In the high lonesome, pork bellies have been scarcer than hens teeth most of the year. The last one I bought was 6 months ago.  I belong to a group of friends that often do group purchases... everything from sweet corn to smoking woods, spices and other mail order things to save on shipping.  When anyone goes to Denver to hit the ethnic markets, the truck farms or Restaurant Depot, they will make a list and buy for the rest of us.   Yesterday two friends did just that, and on top of some oriental items they brought me  17# of pork belly.  I'll start curing tomorrow and should have some bacon just after New Years.


----------



## MJB05615 (Dec 17, 2020)

Nice score Thirdeye.


----------



## jmusser (Dec 17, 2020)

Awesomeness! It has really changed what used to be easy to get. Belly has been trickier to find here in Michigan too. Good luck on the bacon.


----------



## tx smoker (Dec 17, 2020)

thirdeye said:


> I'll start curing tomorrow and should have some bacon just after New Years.

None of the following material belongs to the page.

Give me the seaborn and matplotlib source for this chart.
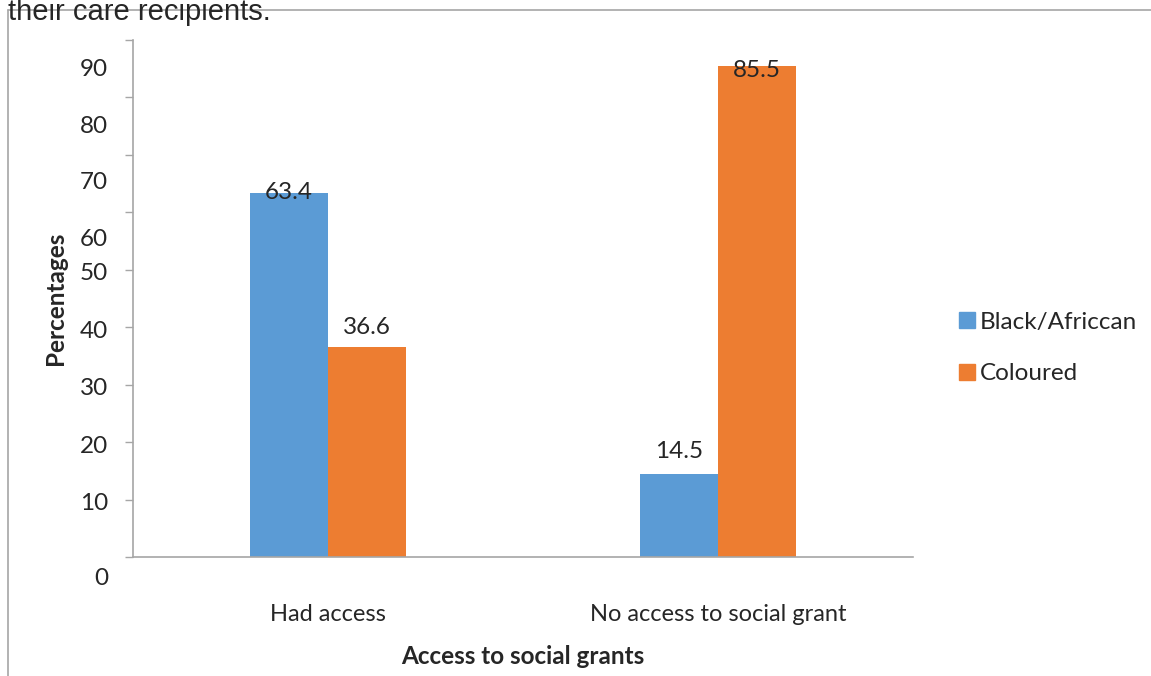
import pandas as pd
import matplotlib
matplotlib.use("Agg")
import matplotlib.pyplot as plt
from matplotlib.lines import Line2D
import seaborn as sns

# chart data
categories = ["Had access", "No access to social grant"]
groups = ["Black/Africcan", "Coloured"]
black_values = [63.4, 14.5]
coloured_values = [36.6, 85.5]
colors = ["#5B9BD5", "#ED7D31"]

# y tick labels (drawn slightly off their ticks, as in the original)
ytick_values = list(range(0, 100, 10))
ytick_label_pos = [-3.7, 9.4, 19.3, 29.3, 39.2, 49.3, 55.2, 65.2, 74.9, 84.8]

# vertical offset (points) of each value label from its bar top, per group
label_offsets = [[0, 16], [14, -3]]

df = pd.DataFrame({
    "Access": categories * 2,
    "Group": [groups[0]] * 2 + [groups[1]] * 2,
    "Value": black_values + coloured_values,
})

sns.set_style("white")
plt.rcParams["font.family"] = ["Lato", "DejaVu Sans"]
grey = "#a6a6a6"

fig = plt.figure(figsize=(11.51, 6.76), dpi=100)
ax = fig.add_axes([133 / 1151, 1 - 557 / 676, 780 / 1151, 517 / 676])

sns.barplot(data=df, x="Access", y="Value", hue="Group", palette=colors,
            width=0.4, gap=0, saturation=1, linewidth=0, ax=ax, legend=False)

ax.set_ylim(0, 90)
ax.set_xlim(-0.5, 1.5)
ax.set_yticks(ytick_values)
ax.set_yticklabels([])
ax.tick_params(axis="y", length=6, width=1, color=grey, direction="out", left=True)
ax.tick_params(axis="x", length=0, pad=34, labelsize=17)
for lab, pos in zip(ytick_values, ytick_label_pos):
    ax.text(-0.032, pos, str(lab), transform=ax.get_yaxis_transform(),
            ha="right", va="center", fontsize=17.5, clip_on=False)

sns.despine(ax=ax, top=True, right=True)
for side in ["left", "bottom"]:
    ax.spines[side].set_color(grey)
    ax.spines[side].set_linewidth(1.2)

ax.set_xlabel("Access to social grants", fontsize=17.5, fontweight="bold", labelpad=14)
ax.set_ylabel("Percentages", fontsize=17.5, fontweight="bold", labelpad=38)

# value labels
for container, offsets in zip(ax.containers, label_offsets):
    for bar, off in zip(container, offsets):
        h = bar.get_height()
        ax.annotate(f"{h:.1f}", (bar.get_x() + bar.get_width() / 2, h),
                    xytext=(0, off), textcoords="offset points",
                    ha="center", va="center", fontsize=17.5)

handles = [plt.Rectangle((0, 0), 1, 1, color=c) for c in colors]
fig.legend(handles, groups, loc="center left", bbox_to_anchor=(937 / 1151, 1 - 348 / 676),
           frameon=False, fontsize=17.5, handlelength=0.65, handleheight=0.65,
           handletextpad=0.2, labelspacing=1.25)

# page frame and caption fragment from the source document
fig.add_artist(Line2D([8 / 1151, 1], [1 - 10 / 676] * 2, color=grey, lw=1.2,
                      transform=fig.transFigure))
fig.add_artist(Line2D([8 / 1151] * 2, [0, 1 - 10 / 676], color=grey, lw=1.2,
                      transform=fig.transFigure))
fig.text(8 / 1151, 1 - 20 / 676, "their care recipients.", family="Liberation Sans",
         fontsize=21, va="baseline", ha="left")

fig.savefig("out.png", dpi=100)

That is great news. See? Never stop believing    Man, after reading so many threads where people in various parts of the country can't get certain cuts of meat, I guess I should consider myself lucky. There's not much that isn't available here but I sure as heck am glad to see you score some goodies!!

Robert


----------



## BrianGSDTexoma (Dec 17, 2020)

So nice to have good friends.  I have been blessed my whole life with really good friends but not so much on finding a girl friend!


----------



## sawhorseray (Dec 17, 2020)

A fine piece of good fortune, 17 pounds of belly bacon should have you well stocked. I never saw it coming but I had to go around 3-4 months earlier last depending on store-bought bacon, don't want to get in that situation again. RAY


----------



## thirdeye (Dec 17, 2020)

I decided this afternoon to go for it and start the cure on both sides tomorrow.  I have adequate room in my beer fridge even though I have 5 loins currently processing with the  *daveomak *ham method.  And I use one of my drum smokers for the cold smoke chamber so room is not an issue... and our temps are unseasonably higher, which means in the 20's and 30's.


----------



## JCAP (Dec 17, 2020)

That is my kinda Santa Claus!


----------



## kentucky fisherman (Dec 17, 2020)

I'm learning Canadian Bacon, but as soon as I have a handle on that, I'm going in search of a local source for pork bellies. Can someone point me to a good step-by-step thread on curing and smoking bellies? Biggest problem I see is that my electric "box smoker" only has three racks. Can I hold the cured bellies in the fridge and smoke them in batches?


----------



## Fueling Around (Dec 17, 2020)

Great purchase!
There was pork belly everywhere a couple months back.  Not much these days.  I have one in the freezer to contemplate for side pork (uncured, sliced and fried) or bacon.

You're planning to dry cure?
A couple of dips, but enjoying the unseasonable teens, 20's and occasional 30's in my parts


----------



## mneeley490 (Jan 1, 2021)

Costco still has belly, but it's not as cheap as it used to be. I usually pick up one or two a month and toss them in the freezer until I'm ready to start a batch.


----------